** Start **
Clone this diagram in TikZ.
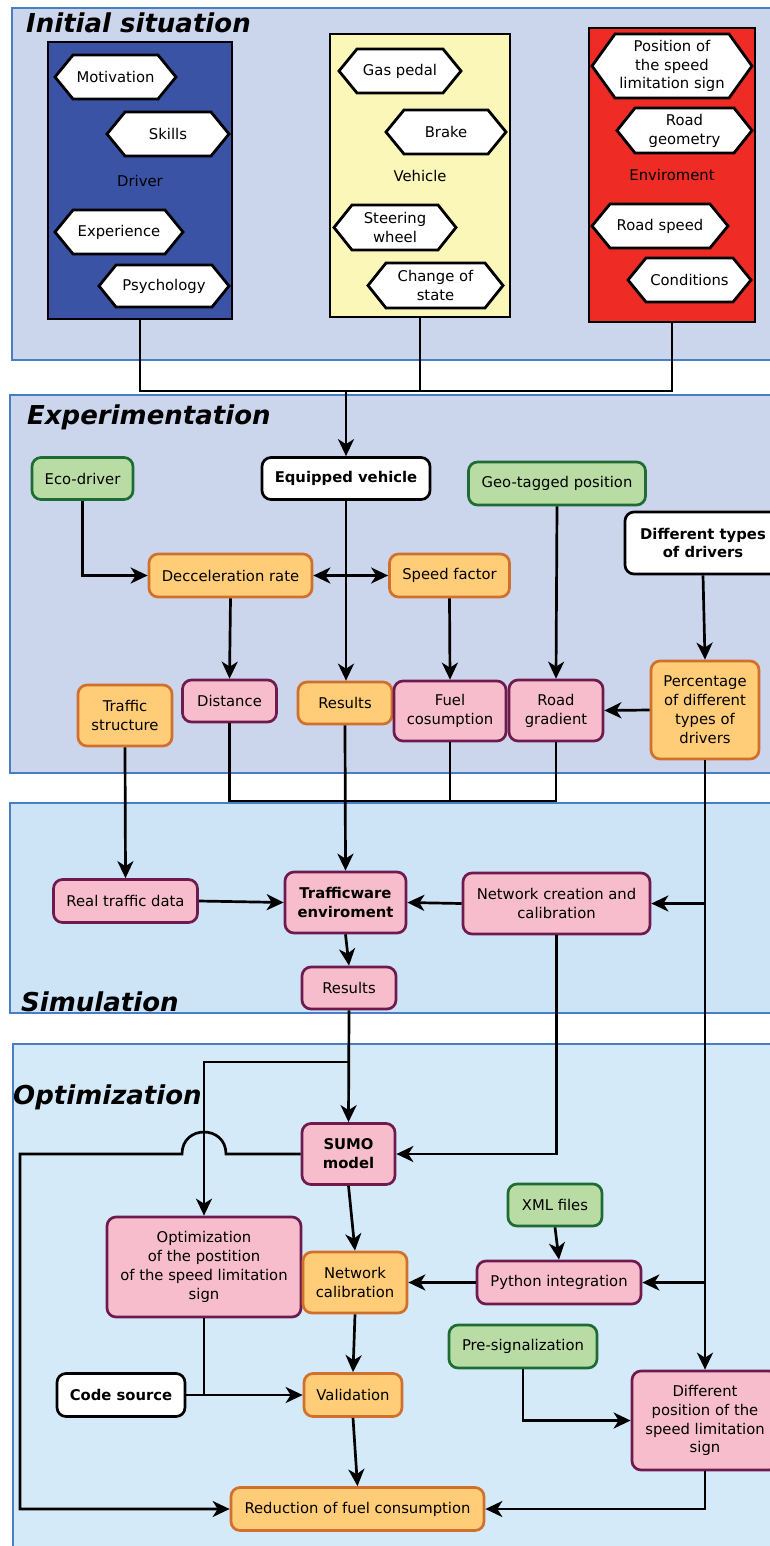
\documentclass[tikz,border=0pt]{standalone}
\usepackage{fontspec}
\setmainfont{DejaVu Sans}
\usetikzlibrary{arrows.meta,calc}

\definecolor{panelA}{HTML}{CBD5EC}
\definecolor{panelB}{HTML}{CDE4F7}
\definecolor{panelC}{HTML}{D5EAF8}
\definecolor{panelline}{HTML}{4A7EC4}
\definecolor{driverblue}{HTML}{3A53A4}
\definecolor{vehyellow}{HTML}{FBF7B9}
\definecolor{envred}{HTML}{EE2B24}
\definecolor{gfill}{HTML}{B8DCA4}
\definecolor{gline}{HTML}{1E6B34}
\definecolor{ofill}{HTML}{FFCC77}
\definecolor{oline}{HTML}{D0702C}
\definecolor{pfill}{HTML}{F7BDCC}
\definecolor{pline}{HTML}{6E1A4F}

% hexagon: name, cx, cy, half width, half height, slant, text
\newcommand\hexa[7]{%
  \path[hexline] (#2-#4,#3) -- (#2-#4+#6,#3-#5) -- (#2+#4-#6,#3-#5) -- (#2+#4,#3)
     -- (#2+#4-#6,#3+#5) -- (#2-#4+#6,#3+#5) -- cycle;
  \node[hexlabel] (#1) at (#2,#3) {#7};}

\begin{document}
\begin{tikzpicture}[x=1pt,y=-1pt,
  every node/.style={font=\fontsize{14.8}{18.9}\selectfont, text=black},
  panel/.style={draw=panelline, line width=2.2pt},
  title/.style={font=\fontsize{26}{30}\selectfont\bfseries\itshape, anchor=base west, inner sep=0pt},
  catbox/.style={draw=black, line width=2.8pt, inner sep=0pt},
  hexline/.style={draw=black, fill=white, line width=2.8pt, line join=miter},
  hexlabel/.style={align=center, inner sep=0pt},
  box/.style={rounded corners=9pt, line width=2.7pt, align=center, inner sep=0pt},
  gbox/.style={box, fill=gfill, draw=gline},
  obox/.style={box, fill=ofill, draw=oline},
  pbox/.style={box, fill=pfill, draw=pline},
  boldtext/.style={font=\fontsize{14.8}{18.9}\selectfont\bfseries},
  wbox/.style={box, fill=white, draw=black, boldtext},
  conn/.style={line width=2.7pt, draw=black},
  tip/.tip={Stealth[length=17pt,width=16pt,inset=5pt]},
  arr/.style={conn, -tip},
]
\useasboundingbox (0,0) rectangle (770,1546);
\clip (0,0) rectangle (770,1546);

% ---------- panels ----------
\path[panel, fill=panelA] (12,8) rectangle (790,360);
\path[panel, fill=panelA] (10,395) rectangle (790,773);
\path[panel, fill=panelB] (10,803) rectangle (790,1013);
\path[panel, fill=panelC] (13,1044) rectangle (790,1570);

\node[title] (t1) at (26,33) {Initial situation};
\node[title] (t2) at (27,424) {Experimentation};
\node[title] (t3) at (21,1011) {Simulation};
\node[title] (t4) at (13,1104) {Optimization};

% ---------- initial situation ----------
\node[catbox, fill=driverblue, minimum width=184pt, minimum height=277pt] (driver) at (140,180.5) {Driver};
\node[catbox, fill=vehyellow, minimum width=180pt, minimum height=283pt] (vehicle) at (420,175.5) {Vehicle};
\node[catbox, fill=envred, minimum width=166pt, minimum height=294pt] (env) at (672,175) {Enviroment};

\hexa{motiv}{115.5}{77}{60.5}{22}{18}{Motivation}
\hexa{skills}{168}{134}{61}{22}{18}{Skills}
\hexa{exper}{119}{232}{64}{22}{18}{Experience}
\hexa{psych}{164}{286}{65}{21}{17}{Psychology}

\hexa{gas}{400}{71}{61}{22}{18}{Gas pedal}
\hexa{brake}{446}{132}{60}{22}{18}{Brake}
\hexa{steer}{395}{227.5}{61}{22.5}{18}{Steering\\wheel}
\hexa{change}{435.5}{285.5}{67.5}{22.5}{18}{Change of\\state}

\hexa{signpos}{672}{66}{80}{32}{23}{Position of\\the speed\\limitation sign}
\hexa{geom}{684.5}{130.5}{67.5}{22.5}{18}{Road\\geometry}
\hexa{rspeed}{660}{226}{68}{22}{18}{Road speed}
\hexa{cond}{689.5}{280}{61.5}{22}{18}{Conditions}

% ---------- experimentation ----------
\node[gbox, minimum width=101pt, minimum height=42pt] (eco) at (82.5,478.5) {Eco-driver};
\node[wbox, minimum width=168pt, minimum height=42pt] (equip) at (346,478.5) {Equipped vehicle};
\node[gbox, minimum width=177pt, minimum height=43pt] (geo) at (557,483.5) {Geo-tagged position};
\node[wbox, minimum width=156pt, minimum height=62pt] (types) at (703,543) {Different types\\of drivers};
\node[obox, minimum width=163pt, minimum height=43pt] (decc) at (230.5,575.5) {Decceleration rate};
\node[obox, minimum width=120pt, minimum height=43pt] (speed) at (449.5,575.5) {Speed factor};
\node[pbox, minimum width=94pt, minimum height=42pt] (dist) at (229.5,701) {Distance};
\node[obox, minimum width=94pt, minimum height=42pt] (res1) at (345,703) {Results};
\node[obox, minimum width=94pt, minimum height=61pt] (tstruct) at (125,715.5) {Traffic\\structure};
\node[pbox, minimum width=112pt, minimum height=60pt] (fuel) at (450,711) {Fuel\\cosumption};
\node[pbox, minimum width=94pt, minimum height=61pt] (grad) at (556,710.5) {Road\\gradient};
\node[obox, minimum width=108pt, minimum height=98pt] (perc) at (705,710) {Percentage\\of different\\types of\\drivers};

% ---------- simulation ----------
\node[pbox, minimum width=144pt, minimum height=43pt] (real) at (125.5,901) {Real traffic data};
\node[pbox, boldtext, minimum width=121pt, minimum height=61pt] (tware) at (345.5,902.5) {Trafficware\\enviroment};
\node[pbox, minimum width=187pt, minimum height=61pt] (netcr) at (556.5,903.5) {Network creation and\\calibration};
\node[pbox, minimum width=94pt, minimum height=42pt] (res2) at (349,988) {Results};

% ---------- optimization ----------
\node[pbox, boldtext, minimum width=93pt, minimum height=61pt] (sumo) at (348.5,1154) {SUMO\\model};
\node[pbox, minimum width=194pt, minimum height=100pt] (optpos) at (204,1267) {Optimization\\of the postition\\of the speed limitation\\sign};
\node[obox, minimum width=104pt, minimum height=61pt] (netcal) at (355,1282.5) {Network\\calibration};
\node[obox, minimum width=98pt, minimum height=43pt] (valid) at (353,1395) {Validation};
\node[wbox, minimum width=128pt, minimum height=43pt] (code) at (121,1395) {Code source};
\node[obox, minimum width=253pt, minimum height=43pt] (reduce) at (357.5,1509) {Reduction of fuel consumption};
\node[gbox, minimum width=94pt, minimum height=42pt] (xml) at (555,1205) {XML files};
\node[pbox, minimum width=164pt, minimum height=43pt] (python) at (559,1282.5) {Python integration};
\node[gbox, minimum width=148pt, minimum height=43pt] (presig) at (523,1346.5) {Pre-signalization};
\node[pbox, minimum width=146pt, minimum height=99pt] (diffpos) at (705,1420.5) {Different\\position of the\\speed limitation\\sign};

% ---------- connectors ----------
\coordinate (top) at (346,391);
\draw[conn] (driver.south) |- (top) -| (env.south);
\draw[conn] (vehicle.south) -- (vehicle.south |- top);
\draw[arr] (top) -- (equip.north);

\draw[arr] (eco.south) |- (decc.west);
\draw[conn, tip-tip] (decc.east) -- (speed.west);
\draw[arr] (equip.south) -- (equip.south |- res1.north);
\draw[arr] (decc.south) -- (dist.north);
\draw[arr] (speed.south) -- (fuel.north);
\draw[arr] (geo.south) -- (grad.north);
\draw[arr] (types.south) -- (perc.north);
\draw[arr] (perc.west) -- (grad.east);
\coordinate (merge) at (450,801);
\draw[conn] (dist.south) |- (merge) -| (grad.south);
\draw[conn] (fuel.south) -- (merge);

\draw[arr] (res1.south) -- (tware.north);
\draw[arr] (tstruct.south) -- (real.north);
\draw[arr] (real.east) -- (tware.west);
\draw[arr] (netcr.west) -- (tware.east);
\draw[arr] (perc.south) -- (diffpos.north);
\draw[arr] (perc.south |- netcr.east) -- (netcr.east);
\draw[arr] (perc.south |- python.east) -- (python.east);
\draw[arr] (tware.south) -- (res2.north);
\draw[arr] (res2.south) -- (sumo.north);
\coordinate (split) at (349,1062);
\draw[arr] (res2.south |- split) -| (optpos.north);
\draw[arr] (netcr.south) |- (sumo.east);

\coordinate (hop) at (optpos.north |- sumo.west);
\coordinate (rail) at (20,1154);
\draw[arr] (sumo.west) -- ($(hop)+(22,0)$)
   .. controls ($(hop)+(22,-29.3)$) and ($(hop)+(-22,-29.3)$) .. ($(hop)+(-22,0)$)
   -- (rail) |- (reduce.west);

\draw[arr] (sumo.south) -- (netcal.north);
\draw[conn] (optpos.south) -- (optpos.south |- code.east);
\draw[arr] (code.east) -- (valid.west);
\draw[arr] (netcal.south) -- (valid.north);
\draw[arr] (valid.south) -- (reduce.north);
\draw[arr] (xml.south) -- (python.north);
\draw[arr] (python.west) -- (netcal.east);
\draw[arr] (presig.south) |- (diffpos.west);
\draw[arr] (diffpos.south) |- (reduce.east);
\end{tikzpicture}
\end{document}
** End **
• [JOB]
Restate each line from the start of the listing through the line bearing "(#1) at (#2,#3)" word for word. Drop the pictures.

• [REPLY TO THE TASK]
Clone this diagram in TikZ.
\documentclass[tikz,border=0pt]{standalone}
\usepackage{fontspec}
\setmainfont{DejaVu Sans}
\usetikzlibrary{arrows.meta,calc}

\definecolor{panelA}{HTML}{CBD5EC}
\definecolor{panelB}{HTML}{CDE4F7}
\definecolor{panelC}{HTML}{D5EAF8}
\definecolor{panelline}{HTML}{4A7EC4}
\definecolor{driverblue}{HTML}{3A53A4}
\definecolor{vehyellow}{HTML}{FBF7B9}
\definecolor{envred}{HTML}{EE2B24}
\definecolor{gfill}{HTML}{B8DCA4}
\definecolor{gline}{HTML}{1E6B34}
\definecolor{ofill}{HTML}{FFCC77}
\definecolor{oline}{HTML}{D0702C}
\definecolor{pfill}{HTML}{F7BDCC}
\definecolor{pline}{HTML}{6E1A4F}

% hexagon: name, cx, cy, half width, half height, slant, text
\newcommand\hexa[7]{%
  \path[hexline] (#2-#4,#3) -- (#2-#4+#6,#3-#5) -- (#2+#4-#6,#3-#5) -- (#2+#4,#3)
     -- (#2+#4-#6,#3+#5) -- (#2-#4+#6,#3+#5) -- cycle;
  \node[hexlabel] (#1) at (#2,#3) {#7};}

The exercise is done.